Yet what’s so remarkable about this story is how unremarkable this kind of kidnapping has become. Abu Khattala is at least the fourth high-value terrorism suspect arrested overseas by U.S. forces in recent years to be brought here for trial. He is at least the second to be captured in Libya. And even though this tactic appears to be radical and intrusive, it’s probably the best.
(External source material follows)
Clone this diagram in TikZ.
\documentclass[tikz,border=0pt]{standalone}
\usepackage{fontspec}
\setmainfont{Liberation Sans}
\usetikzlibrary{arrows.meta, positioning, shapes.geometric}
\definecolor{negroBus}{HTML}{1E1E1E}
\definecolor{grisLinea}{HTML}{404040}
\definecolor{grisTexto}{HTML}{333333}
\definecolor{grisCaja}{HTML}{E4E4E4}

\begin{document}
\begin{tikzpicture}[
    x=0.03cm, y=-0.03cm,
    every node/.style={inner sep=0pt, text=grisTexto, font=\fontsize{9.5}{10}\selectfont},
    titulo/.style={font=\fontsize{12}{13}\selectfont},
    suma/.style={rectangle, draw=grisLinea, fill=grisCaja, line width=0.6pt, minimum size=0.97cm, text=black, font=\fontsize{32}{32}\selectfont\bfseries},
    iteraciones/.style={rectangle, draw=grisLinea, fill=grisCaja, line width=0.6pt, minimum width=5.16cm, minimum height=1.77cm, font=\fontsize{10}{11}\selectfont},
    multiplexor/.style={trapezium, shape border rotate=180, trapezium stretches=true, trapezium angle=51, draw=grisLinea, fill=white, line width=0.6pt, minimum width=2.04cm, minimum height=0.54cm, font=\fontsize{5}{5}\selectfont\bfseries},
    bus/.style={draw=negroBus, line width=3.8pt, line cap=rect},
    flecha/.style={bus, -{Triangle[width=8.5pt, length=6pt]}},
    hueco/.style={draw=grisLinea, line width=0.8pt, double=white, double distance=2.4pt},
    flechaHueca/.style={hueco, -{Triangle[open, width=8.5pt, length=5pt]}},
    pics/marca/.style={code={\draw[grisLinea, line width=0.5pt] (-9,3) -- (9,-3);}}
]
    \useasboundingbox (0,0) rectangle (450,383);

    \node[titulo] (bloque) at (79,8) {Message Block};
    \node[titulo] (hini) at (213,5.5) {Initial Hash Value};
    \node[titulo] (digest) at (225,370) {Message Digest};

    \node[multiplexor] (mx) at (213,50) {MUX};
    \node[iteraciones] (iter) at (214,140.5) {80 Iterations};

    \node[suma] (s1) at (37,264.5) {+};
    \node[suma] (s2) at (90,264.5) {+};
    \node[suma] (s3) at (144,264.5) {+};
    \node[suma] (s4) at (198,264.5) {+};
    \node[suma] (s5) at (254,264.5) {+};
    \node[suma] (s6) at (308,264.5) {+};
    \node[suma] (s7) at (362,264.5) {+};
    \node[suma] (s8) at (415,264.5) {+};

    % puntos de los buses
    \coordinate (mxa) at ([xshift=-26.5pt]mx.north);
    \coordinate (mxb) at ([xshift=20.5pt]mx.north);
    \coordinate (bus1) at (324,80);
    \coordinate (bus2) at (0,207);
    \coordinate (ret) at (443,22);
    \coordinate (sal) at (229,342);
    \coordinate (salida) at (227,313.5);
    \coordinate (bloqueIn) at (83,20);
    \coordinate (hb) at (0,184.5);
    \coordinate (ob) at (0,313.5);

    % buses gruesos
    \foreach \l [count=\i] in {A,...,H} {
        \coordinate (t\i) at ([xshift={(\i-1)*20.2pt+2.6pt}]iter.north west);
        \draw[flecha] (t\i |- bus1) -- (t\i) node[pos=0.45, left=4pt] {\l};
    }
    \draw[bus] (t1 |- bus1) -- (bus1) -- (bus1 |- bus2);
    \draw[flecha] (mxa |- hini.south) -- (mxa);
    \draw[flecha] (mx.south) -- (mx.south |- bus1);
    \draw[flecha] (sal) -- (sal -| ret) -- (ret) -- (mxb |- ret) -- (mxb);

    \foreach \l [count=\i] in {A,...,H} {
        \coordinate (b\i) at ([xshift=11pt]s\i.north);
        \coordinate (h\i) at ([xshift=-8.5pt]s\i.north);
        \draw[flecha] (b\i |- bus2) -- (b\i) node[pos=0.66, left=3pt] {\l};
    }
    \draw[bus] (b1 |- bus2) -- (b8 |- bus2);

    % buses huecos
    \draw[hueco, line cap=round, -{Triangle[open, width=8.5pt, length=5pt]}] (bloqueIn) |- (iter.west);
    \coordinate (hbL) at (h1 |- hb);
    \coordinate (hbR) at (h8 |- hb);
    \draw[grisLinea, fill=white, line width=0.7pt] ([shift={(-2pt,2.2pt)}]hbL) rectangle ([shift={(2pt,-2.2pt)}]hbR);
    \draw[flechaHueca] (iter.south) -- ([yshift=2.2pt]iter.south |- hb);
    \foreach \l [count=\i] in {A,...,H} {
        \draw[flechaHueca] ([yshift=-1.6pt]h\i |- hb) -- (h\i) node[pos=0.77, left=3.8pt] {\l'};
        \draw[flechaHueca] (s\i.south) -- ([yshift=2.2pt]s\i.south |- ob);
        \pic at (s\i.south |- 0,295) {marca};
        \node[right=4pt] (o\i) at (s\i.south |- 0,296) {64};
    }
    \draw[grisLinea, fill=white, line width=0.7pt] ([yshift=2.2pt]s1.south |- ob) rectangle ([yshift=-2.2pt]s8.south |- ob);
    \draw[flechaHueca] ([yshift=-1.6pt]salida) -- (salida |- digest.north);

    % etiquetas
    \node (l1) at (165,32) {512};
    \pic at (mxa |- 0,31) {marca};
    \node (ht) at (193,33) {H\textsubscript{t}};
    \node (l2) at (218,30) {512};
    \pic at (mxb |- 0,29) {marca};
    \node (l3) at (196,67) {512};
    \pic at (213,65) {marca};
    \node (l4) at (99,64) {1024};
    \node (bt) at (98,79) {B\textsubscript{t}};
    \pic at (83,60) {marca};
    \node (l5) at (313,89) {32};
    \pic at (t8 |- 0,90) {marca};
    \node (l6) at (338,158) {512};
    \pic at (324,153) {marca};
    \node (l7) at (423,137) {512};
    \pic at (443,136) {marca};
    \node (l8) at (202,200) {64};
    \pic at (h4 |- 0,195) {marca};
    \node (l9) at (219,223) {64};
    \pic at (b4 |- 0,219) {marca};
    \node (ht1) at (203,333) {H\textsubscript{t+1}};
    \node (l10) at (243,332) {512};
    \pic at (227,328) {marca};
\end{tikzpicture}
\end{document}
U.S. law is tolerant of overseas kidnappings: Federal laws authorize overseas arrests (even those in violation of international law), and a range of our terrorism-related criminal offenses (including those with which Abu Khattala has been charged) apply extraterritorially. Moreover, under something called the “Ker–Frisbie doctrine” (named after the pair of antiquated Supreme Court decisions from which it derives), criminal defendants cannot seek to dismiss the charges against them on the ground that their presence was secured unlawfully. In other words, even if Abu Khattala was “kidnapped,” or was otherwise captured in violation of international (or U.S.) law, it is extremely unlikely that such a claim would have any bearing on his amenability to civilian criminal prosecution—whether or not one thinks it should. Courts have recognized an exception to Ker-Frisbie if the government’s conduct in capturing the defendant “shocks the conscience,” but cases in which those arguments have succeeded are few and far between—and have almost always included severe mistreatment of the defendant while he was in custody. Put another way, even if the U.S. violated Libyan sovereignty in capturing Abu Khattala, only Libya, and not Abu Khattala, can protest.
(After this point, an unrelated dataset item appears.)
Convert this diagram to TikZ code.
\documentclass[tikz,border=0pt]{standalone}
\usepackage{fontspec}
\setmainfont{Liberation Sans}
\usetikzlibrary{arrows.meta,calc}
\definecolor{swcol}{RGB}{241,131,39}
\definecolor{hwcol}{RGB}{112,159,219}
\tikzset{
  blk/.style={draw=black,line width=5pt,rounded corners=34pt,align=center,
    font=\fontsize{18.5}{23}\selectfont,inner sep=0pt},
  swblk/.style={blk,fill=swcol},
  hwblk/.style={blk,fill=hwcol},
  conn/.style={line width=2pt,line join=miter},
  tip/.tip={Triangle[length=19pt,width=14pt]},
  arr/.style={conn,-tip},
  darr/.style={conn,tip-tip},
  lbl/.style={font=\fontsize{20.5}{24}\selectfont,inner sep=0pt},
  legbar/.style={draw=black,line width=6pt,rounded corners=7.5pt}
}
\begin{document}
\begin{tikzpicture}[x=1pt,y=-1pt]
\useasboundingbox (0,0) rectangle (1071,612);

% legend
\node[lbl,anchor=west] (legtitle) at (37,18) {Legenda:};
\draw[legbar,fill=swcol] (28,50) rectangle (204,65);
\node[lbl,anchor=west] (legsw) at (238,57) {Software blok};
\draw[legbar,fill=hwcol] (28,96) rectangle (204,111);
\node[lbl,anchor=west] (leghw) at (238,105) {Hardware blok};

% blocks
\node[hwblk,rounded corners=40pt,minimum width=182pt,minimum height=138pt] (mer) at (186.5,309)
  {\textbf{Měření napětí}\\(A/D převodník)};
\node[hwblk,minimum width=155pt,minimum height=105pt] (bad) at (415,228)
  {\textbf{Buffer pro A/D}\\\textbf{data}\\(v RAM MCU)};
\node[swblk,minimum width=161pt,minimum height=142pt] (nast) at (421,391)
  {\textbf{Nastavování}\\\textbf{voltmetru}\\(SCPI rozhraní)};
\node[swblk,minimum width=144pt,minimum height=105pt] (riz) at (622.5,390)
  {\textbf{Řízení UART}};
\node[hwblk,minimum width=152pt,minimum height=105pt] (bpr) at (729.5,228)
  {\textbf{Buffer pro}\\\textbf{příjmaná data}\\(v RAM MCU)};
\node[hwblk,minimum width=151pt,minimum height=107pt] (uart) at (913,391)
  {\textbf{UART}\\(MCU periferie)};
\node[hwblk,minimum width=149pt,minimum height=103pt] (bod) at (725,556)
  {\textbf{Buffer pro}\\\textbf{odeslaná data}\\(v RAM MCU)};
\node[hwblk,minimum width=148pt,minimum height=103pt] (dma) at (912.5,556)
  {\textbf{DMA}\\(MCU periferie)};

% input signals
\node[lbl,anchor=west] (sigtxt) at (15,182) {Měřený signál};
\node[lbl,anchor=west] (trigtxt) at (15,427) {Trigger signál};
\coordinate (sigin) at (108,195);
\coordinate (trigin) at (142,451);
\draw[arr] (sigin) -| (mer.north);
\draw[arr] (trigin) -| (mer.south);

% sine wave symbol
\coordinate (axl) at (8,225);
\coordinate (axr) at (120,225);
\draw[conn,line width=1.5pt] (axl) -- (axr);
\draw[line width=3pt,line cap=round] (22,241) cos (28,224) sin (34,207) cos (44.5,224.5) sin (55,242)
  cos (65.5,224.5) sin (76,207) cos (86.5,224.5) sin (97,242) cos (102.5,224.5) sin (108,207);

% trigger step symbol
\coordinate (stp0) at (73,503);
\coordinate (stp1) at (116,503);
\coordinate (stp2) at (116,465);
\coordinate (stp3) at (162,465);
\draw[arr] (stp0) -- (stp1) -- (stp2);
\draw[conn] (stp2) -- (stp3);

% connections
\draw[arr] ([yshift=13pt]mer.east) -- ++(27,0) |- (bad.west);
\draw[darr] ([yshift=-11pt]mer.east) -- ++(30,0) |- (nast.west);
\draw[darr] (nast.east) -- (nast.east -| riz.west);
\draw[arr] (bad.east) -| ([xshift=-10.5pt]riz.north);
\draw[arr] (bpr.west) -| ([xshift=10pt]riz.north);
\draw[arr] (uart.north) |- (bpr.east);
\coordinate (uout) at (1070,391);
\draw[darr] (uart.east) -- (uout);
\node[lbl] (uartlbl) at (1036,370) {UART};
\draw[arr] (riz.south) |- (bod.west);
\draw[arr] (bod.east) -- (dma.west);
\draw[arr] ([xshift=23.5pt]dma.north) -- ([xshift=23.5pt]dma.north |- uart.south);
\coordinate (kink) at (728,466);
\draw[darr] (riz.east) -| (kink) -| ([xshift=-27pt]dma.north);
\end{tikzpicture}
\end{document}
This seemingly batty system, though, is almost certainly the best way to nab terrorism suspects who take refuge in countries that won’t arrest them—even for them. In the early years of the Bush administration, overseas captures of a terrorism suspect invariably led either to his “extraordinary rendition” (in which he would be transferred to the custody of another country where he would be subjected to coercive interrogations—in many cases, outright torture) or, if the suspect was affiliated with al-Qaeda or the Taliban, his being shipped off to Guantánamo Bay. Indeed, a sizeable minority of the 149 detainees still at Guantánamo were captured somewhere other than the battlefields of Afghanistan and Pakistan.
And although the Obama administration has stopped subjecting new suspects to either of those fates, targeted killings through drone strikes appear to have become an increasingly popular tactic when capturing a high-value terrorism suspect (like Anwar al-Awlaki) is infeasible. Given the controversies surrounding drone strikes—including the lack of transparency concerning their frequency or legal justification—democratic kidnapping may be a far better outcome for the rule of law; at least then, the suspects can have some semblance of due process. And for suspects who both lack a connection to al-Qaeda and pose no imminent threat to the United States, it’s hardly clear that they can be targeted with military force at all—at which point the choices become democratic kidnapping or leaving them alone.
Instead, our real concern in these cases should not be the means by which the government captures terrorism suspects overseas, but rather, what happens next. Does the suspect have the same rights as any criminal defendant arrested within the United States, including rights to counsel, to be timely brought before a neutral magistrate, and to a speedy trial? Or is there some interim period during which he languishes in a form of legal limbo? The federal courts have only just begun to grapple with these questions, but if the current pattern holds, they will only become more significant as this practice, the least-worst option, becomes increasingly common.